The same limits also apply to Roth IRAs, but they are not independent of one another. Instead, any amount contributed to a traditional IRA reduces the amount you can contribute to a Roth IRA dollar-for-dollar, and vice-versa. So in short, the total value of all IRA and Roth IRA contributions for 2010 must be below the applicable limit. Any “excess contributions” over that limit are subject to a 6% penalty for each year they remain in the account.

Did you make a Roth IRA contribution and a traditional IRA contribution for 2010? If so, did you accidentally (or maybe not so accidentally) contribute $5,000 to each type of account? There’s still time to avoid the penalty on excess contributions made in 2010. Simply contact your financial advisor or custodian and have the excess contribution, along with any attributable earnings, distributed by October 17, 2011. You should make sure to fill out any necessary paperwork to ensure the distribution is coded as a distribution of excess contributions so that you aren’t responsible for any income tax on it.

Of course, if you catch the mistake now, it’s best to fix the error as soon as possible. If you withdraw a 2010 excess contribution by October 17, 2011, any earnings on the contribution will be subject to income tax (and the 10% penalty if you are under 59 ½) and must be included on your 2010 return – even though the distribution took place in 2011! That means if you already filed your return, an amended return would need to be filed.
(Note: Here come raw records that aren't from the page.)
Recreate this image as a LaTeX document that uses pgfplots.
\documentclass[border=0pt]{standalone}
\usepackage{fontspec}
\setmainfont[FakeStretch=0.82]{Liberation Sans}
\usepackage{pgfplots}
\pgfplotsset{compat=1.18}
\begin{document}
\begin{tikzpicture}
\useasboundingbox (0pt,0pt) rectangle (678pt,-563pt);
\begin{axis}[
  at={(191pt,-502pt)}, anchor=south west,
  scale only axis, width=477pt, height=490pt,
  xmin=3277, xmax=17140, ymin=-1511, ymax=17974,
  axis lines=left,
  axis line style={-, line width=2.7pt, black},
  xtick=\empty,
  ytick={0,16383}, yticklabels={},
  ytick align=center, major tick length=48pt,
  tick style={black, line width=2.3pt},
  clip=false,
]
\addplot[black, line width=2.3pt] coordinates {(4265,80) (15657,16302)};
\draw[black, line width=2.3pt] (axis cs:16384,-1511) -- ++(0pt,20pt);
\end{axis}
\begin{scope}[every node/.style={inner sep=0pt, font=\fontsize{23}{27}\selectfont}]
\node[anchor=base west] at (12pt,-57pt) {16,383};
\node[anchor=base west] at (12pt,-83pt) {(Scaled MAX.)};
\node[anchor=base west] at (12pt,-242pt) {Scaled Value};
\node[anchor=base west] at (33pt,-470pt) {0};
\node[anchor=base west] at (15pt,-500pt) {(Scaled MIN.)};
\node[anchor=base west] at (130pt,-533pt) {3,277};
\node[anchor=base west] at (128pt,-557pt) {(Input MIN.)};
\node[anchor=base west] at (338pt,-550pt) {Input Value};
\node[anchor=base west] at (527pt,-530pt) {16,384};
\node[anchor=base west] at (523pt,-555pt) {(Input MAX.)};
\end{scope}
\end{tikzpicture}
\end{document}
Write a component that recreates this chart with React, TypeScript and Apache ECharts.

Any excess contributions not withdrawn by October 17, 2011 will be subject to the 6% penalty. You can treat any excess contribution from 2010 as a contribution for 2011 if you’re eligible, but the penalty will apply for 2010. If you’re not, be sure to withdraw that excess contribution or it will continue to be subject to the 6% penalty for each year it remains in the account. In a somewhat bizarre twist, if you withdraw an excess contribution after the October 17, 2011 deadline, any attributable earnings or losses remain in the account.

A final word… If you made contributions to both a traditional IRA and a Roth IRA for 2010, the contributions are considered made to the traditional IRA first and then to your Roth IRA, regardless of when during the year you actually made the contributions. So if contributions are made in excess of the applicable limit, they must be withdrawn from the Roth IRA first.